-- Start Collected material --

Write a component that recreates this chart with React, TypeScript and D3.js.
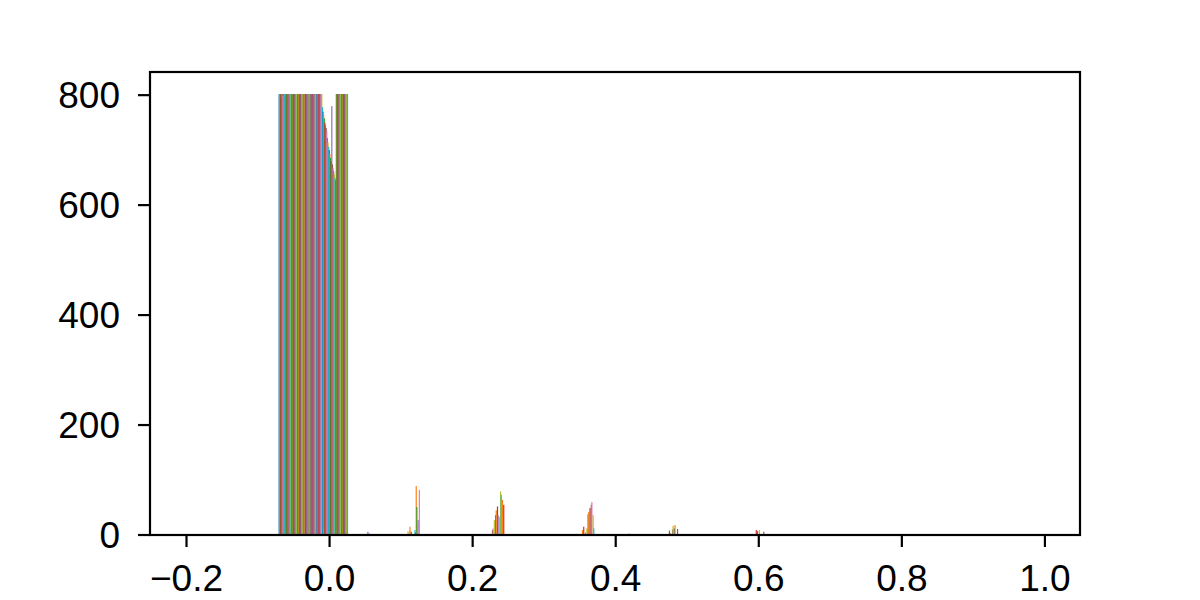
import React from 'react';
import * as d3 from 'd3';

// ---- data ----
const SERIES_COUNT = 110;
const BIN_START = -0.204;
const BIN_WIDTH = 0.1206;
const BIN_COUNT = 10;

const xTicks = [-0.2, 0.0, 0.2, 0.4, 0.6, 0.8, 1.0];
const yTicks = [0, 200, 400, 600, 800];

const tab10 = ['#1f77b4', '#ff7f0e', '#2ca02c', '#d62728', '#9467bd', '#8c564b', '#e377c2', '#7f7f7f', '#bcbd22', '#17becf'];

// counts of every series in histogram bin 1 (the big group around 0)
const bin1Counts = [
  802, 802, 802, 802, 795, 802, 798, 802, 799, 802,
  802, 802, 802, 802, 802, 802, 802, 802, 802, 802,
  802, 802, 802, 802, 802, 802, 802, 802, 802, 802,
  802, 802, 802, 802, 802, 802, 802, 802, 802, 802,
  802, 802, 802, 802, 802, 802, 802, 802, 802, 802,
  802, 802, 802, 802, 802, 802, 802, 802, 802, 802,
  802, 802, 802, 802, 802, 802, 802, 802, 802, 778,
  770, 764, 758, 750, 745, 740, 735, 722, 714, 706,
  700, 693, 686, 680, 780, 674, 668, 662, 656, 650,
  646, 802, 802, 802, 802, 802, 802, 802, 802, 802,
  802, 802, 802, 802, 802, 802, 802, 802, 802, 802,
];

// sparse counts for the other bins: [series index, count]
const bin2Counts: [number, number][] = [[4, 6], [6, 3], [68, 7], [71, 15], [73, 6], [79, 9], [80, 5], [81, 89], [82, 51], [84, 27], [86, 82]];
const bin3Counts: [number, number][] = [[65, 9], [66, 12], [68, 27], [70, 36], [71, 45], [73, 52], [74, 36], [77, 33], [78, 79], [79, 73], [81, 64], [83, 55]];
const bin4Counts: [number, number][] = [[71, 9], [73, 15], [76, 5], [78, 12], [80, 38], [81, 42], [83, 49], [85, 55], [86, 60], [88, 36], [89, 12]];
const bin5Counts: [number, number][] = [[8, 3], [72, 8], [73, 4], [77, 10], [78, 17], [80, 12], [81, 18], [85, 11]];
const bin6Counts: [number, number][] = [[73, 9], [75, 7], [78, 9], [85, 6]];

const W = 1200;
const H = 600;
const margin = { left: 150, right: 120, top: 72, bottom: 65 };

function buildCounts(): number[][] {
  const m: number[][] = d3.range(SERIES_COUNT).map(() => d3.range(BIN_COUNT).map(() => 0));
  bin1Counts.forEach((c, s) => { m[s][1] = c; });
  const sparse: [number, [number, number][]][] = [[2, bin2Counts], [3, bin3Counts], [4, bin4Counts], [5, bin5Counts], [6, bin6Counts]];
  sparse.forEach(([b, arr]) => arr.forEach(([s, c]) => { m[s][b] = c; }));
  return m;
}

export default function App() {
  const counts = buildCounts();
  const groupW = 0.8 * BIN_WIDTH;
  const barW = groupW / SERIES_COUNT;
  const lo = BIN_START + 0.1 * BIN_WIDTH;
  const hi = BIN_START + BIN_COUNT * BIN_WIDTH - 0.1 * BIN_WIDTH;
  const pad = 0.05 * (hi - lo);
  const x = d3.scaleLinear().domain([lo - pad, hi + pad]).range([margin.left, W - margin.right]);
  const maxC = d3.max(counts, (r) => d3.max(r)) as number;
  const y = d3.scaleLinear().domain([0, maxC * 1.05]).range([H - margin.bottom, margin.top]);

  const bars: React.ReactNode[] = [];
  for (let s = 0; s < SERIES_COUNT; s++) {
    for (let b = 0; b < BIN_COUNT; b++) {
      const c = counts[s][b];
      if (c <= 0) continue;
      const center = BIN_START + (b + 0.5) * BIN_WIDTH;
      const x0 = center - groupW / 2 + s * barW;
      const px0 = x(x0);
      const px1 = x(x0 + barW);
      bars.push(
        <rect key={`${s}-${b}`} x={px0} width={px1 - px0 + 0.55} y={y(c)} height={y(0) - y(c)} fill={tab10[s % 10]} />
      );
    }
  }

  const fmt = d3.format('.1f');
  const font = "'Liberation Sans', Arial, Helvetica, sans-serif";
  const fs = 37;
  const tickLen = 12;
  const x0px = margin.left;
  const x1px = W - margin.right;
  const y0px = H - margin.bottom;
  const y1px = margin.top;

  return (
    <svg width={W} height={H} style={{ position: 'absolute', left: 0, top: 0, background: '#fff' }} fontFamily={font}>
      <rect x={0} y={0} width={W} height={H} fill="#fff" />
      <g>{bars}</g>
      <rect x={x0px} y={y1px} width={x1px - x0px} height={y0px - y1px} fill="none" stroke="#000" strokeWidth={2.2} />
      {yTicks.map((t) => (
        <g key={`y${t}`}>
          <line x1={x0px - tickLen} x2={x0px} y1={y(t)} y2={y(t)} stroke="#000" strokeWidth={2.2} />
          <text x={x0px - tickLen - 18} y={y(t) + 13} textAnchor="end" fontSize={fs} fill="#000">{t}</text>
        </g>
      ))}
      {xTicks.map((t) => (
        <g key={`x${t}`}>
          <line x1={x(t)} x2={x(t)} y1={y0px} y2={y0px + tickLen} stroke="#000" strokeWidth={2.2} />
          <text x={x(t)} y={y0px + 56} textAnchor="middle" fontSize={fs} fill="#000">{fmt(t).replace('-', '\u2212')}</text>
        </g>
      ))}
    </svg>
  );
}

-- End Collected material --

**The task:** Only the lines from the top of the data through the line with "const yTicks = [0, 200, 400, 600, 800];" should be quoted, exactly and with both ends kept; skip the pictures.

**Written solution:**
Write a component that recreates this chart with React, TypeScript and D3.js.
import React from 'react';
import * as d3 from 'd3';

// ---- data ----
const SERIES_COUNT = 110;
const BIN_START = -0.204;
const BIN_WIDTH = 0.1206;
const BIN_COUNT = 10;

const xTicks = [-0.2, 0.0, 0.2, 0.4, 0.6, 0.8, 1.0];
const yTicks = [0, 200, 400, 600, 800];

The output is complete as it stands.